» **PROBLEM TO SOLVE**: Exactly the lines from the start of the data below through the line that contains "var yTicks = d3.range(0, 101, 10);" are to be copied, with pictures left out.
###
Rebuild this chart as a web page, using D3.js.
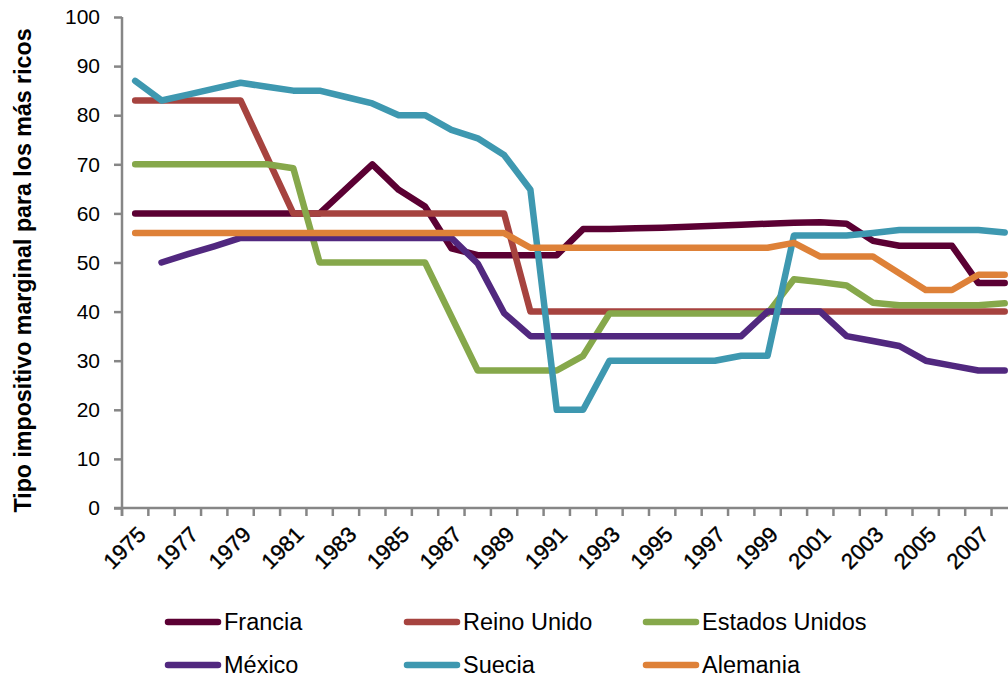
<!DOCTYPE html>
<html>
<head>
<meta charset="utf-8">
<script src="https://cdn.jsdelivr.net/npm/d3@7"></script>
<style>
  html, body { margin: 0; padding: 0; background: #fff; }
  svg { display: block; font-family: "Liberation Sans", Arial, sans-serif; }
</style>
</head>
<body>
<svg id="chart" width="1008" height="677"></svg>
<script>
var years = d3.range(1975, 2009);

// valores (tipo marginal maximo, %)
var francia = [60, 60, 60, 60, 60, 60, 60, 60, 65, 70, 64.8, 61.4, 52.9, 51.5, 51.5, 51.5, 51.5,
  56.8, 56.8, 57, 57.1, 57.3, 57.5, 57.7, 57.9, 58.1, 58.2, 57.9, 54.4, 53.4, 53.4, 53.4, 45.8, 45.8];
var reinoUnido = [83, 83, 83, 83, 83, 71.5, 60, 60, 60, 60, 60, 60, 60, 60, 60,
  40, 40, 40, 40, 40, 40, 40, 40, 40, 40, 40, 40, 40, 40, 40, 40, 40, 40, 40];
var estadosUnidos = [70, 70, 70, 70, 70, 70, 69.2, 50, 50, 50, 50, 50, 39, 28, 28, 28, 28,
  31, 39.6, 39.6, 39.6, 39.6, 39.6, 39.6, 39.6, 46.6, 46, 45.3, 41.8, 41.3, 41.3, 41.3, 41.3, 41.7];
var mexico = [null, 50, 51.7, 53.3, 55, 55, 55, 55, 55, 55, 55, 55, 55, 49.8, 39.7,
  35, 35, 35, 35, 35, 35, 35, 35, 35, 40, 40, 40, 35, 34, 33, 30, 29, 28, 28];
var suecia = [87, 83, 84.2, 85.4, 86.6, 85.8, 85, 85, 83.7, 82.4, 80, 80, 77, 75.3, 71.9, 64.8,
  20, 20, 30, 30, 30, 30, 30, 31, 31, 55.5, 55.5, 55.5, 56, 56.6, 56.6, 56.6, 56.6, 56.1];
var alemania = [56, 56, 56, 56, 56, 56, 56, 56, 56, 56, 56, 56, 56, 56, 56,
  53, 53, 53, 53, 53, 53, 53, 53, 53, 53, 54, 51.2, 51.2, 51.2, 47.8, 44.4, 44.4, 47.5, 47.5];

var seriesNames = ['Francia', 'Reino Unido', 'Estados Unidos', 'México', 'Suecia', 'Alemania'];
var seriesColors = ['#5b0033', '#a6433f', '#86a84b', '#51287f', '#3e98b0', '#de8138'];
var yTicks = d3.range(0, 101, 10);

(function () {
  var series = [francia, reinoUnido, estadosUnidos, mexico, suecia, alemania].map(function (vals, i) {
    return { name: seriesNames[i], color: seriesColors[i], values: vals };
  });

  var svg = d3.select('#chart'),
      plotLeft = 122,
      plotTop = 17,
      plotBottom = 508,
      axisColor = '#868686';

  // la ultima categoria queda cortada por el borde derecho, como en el original
  var x = d3.scaleBand()
    .domain(years)
    .range([plotLeft, plotLeft + years.length * 26.35])
    .paddingInner(0).paddingOuter(0);

  var y = d3.scaleLinear()
    .domain([0, 100])
    .range([plotBottom, plotTop]);

  // eje y
  var yAxis = svg.append('g')
    .attr('transform', 'translate(' + plotLeft + ',0)')
    .call(d3.axisLeft(y).tickValues(yTicks).tickSize(8).tickPadding(14));
  yAxis.select('.domain').remove();
  yAxis.selectAll('.tick line').attr('stroke', axisColor).attr('stroke-width', 2.5);
  yAxis.selectAll('.tick text')
    .attr('fill', '#000')
    .style('font-size', '21px')
    .style('font-family', '"Liberation Sans", Arial, sans-serif');
  yAxis.append('line')
    .attr('x1', 0).attr('x2', 0)
    .attr('y1', y(100)).attr('y2', plotBottom + 8)
    .attr('stroke', axisColor).attr('stroke-width', 2.5);

  // eje x (marcas entre categorias)
  var xAxis = svg.append('g');
  var boundaries = years.map(function (yr) { return x(yr); }).concat([x.range()[1]]);
  xAxis.append('line')
    .attr('x1', plotLeft - 8).attr('x2', x.range()[1])
    .attr('y1', plotBottom).attr('y2', plotBottom)
    .attr('stroke', axisColor).attr('stroke-width', 2.5);
  xAxis.selectAll('line.tick')
    .data(boundaries)
    .enter()
    .append('line')
    .attr('class', 'tick')
    .attr('x1', function (d) { return d; })
    .attr('x2', function (d) { return d; })
    .attr('y1', plotBottom)
    .attr('y2', plotBottom + 8)
    .attr('stroke', axisColor)
    .attr('stroke-width', 2.5);

  xAxis.selectAll('text')
    .data(years.filter(function (yr) { return yr % 2 === 1; }))
    .enter()
    .append('text')
    .attr('transform', function (d) {
      var cx = x(d) + x.bandwidth() / 2;
      return 'translate(' + (cx + 1) + ',' + (plotBottom + 17) + ') rotate(-45)';
    })
    .attr('text-anchor', 'end')
    .attr('dy', '0.7em')
    .style('font-size', '22px')
    .style('stroke', '#000')
    .style('stroke-width', 0.4)
    .text(function (d) { return d; });

  // titulo eje y
  svg.append('text')
    .attr('transform', 'translate(31,' + ((plotTop + plotBottom) / 2 + 8) + ') rotate(-90)')
    .attr('text-anchor', 'middle')
    .style('font-size', '23.2px')
    .style('font-weight', 'bold')
    .text('Tipo impositivo marginal para los más ricos');

  // lineas
  var line = d3.line()
    .defined(function (d) { return d != null; })
    .x(function (d, i) { return x(years[i]) + x.bandwidth() / 2; })
    .y(function (d) { return y(d); });

  svg.append('g')
    .selectAll('path')
    .data(series)
    .enter()
    .append('path')
    .attr('d', function (s) { return line(s.values); })
    .attr('fill', 'none')
    .attr('stroke', function (s) { return s.color; })
    .attr('stroke-width', 6.5)
    .attr('stroke-linejoin', 'round')
    .attr('stroke-linecap', 'round');

  // leyenda
  var legendCols = [166, 405, 644],
      legendRows = [622, 665];

  var legend = svg.append('g')
    .selectAll('g')
    .data(series)
    .enter()
    .append('g')
    .attr('transform', function (s, i) {
      return 'translate(' + legendCols[i % 3] + ',' + legendRows[Math.floor(i / 3)] + ')';
    });

  legend.append('line')
    .attr('x1', 2).attr('x2', 52)
    .attr('y1', 0).attr('y2', 0)
    .attr('stroke', function (s) { return s.color; })
    .attr('stroke-width', 6.5)
    .attr('stroke-linecap', 'round');

  legend.append('text')
    .attr('x', 58)
    .attr('y', 8)
    .style('font-size', '23.5px')
    .text(function (s) { return s.name; });
})();
</script>
</body>
</html>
###
» **RIGHT ANSWER**:
Rebuild this chart as a web page, using D3.js.
<!DOCTYPE html>
<html>
<head>
<meta charset="utf-8">
<script src="https://cdn.jsdelivr.net/npm/d3@7"></script>
<style>
  html, body { margin: 0; padding: 0; background: #fff; }
  svg { display: block; font-family: "Liberation Sans", Arial, sans-serif; }
</style>
</head>
<body>
<svg id="chart" width="1008" height="677"></svg>
<script>
var years = d3.range(1975, 2009);

// valores (tipo marginal maximo, %)
var francia = [60, 60, 60, 60, 60, 60, 60, 60, 65, 70, 64.8, 61.4, 52.9, 51.5, 51.5, 51.5, 51.5,
  56.8, 56.8, 57, 57.1, 57.3, 57.5, 57.7, 57.9, 58.1, 58.2, 57.9, 54.4, 53.4, 53.4, 53.4, 45.8, 45.8];
var reinoUnido = [83, 83, 83, 83, 83, 71.5, 60, 60, 60, 60, 60, 60, 60, 60, 60,
  40, 40, 40, 40, 40, 40, 40, 40, 40, 40, 40, 40, 40, 40, 40, 40, 40, 40, 40];
var estadosUnidos = [70, 70, 70, 70, 70, 70, 69.2, 50, 50, 50, 50, 50, 39, 28, 28, 28, 28,
  31, 39.6, 39.6, 39.6, 39.6, 39.6, 39.6, 39.6, 46.6, 46, 45.3, 41.8, 41.3, 41.3, 41.3, 41.3, 41.7];
var mexico = [null, 50, 51.7, 53.3, 55, 55, 55, 55, 55, 55, 55, 55, 55, 49.8, 39.7,
  35, 35, 35, 35, 35, 35, 35, 35, 35, 40, 40, 40, 35, 34, 33, 30, 29, 28, 28];
var suecia = [87, 83, 84.2, 85.4, 86.6, 85.8, 85, 85, 83.7, 82.4, 80, 80, 77, 75.3, 71.9, 64.8,
  20, 20, 30, 30, 30, 30, 30, 31, 31, 55.5, 55.5, 55.5, 56, 56.6, 56.6, 56.6, 56.6, 56.1];
var alemania = [56, 56, 56, 56, 56, 56, 56, 56, 56, 56, 56, 56, 56, 56, 56,
  53, 53, 53, 53, 53, 53, 53, 53, 53, 53, 54, 51.2, 51.2, 51.2, 47.8, 44.4, 44.4, 47.5, 47.5];

var seriesNames = ['Francia', 'Reino Unido', 'Estados Unidos', 'México', 'Suecia', 'Alemania'];
var seriesColors = ['#5b0033', '#a6433f', '#86a84b', '#51287f', '#3e98b0', '#de8138'];
var yTicks = d3.range(0, 101, 10);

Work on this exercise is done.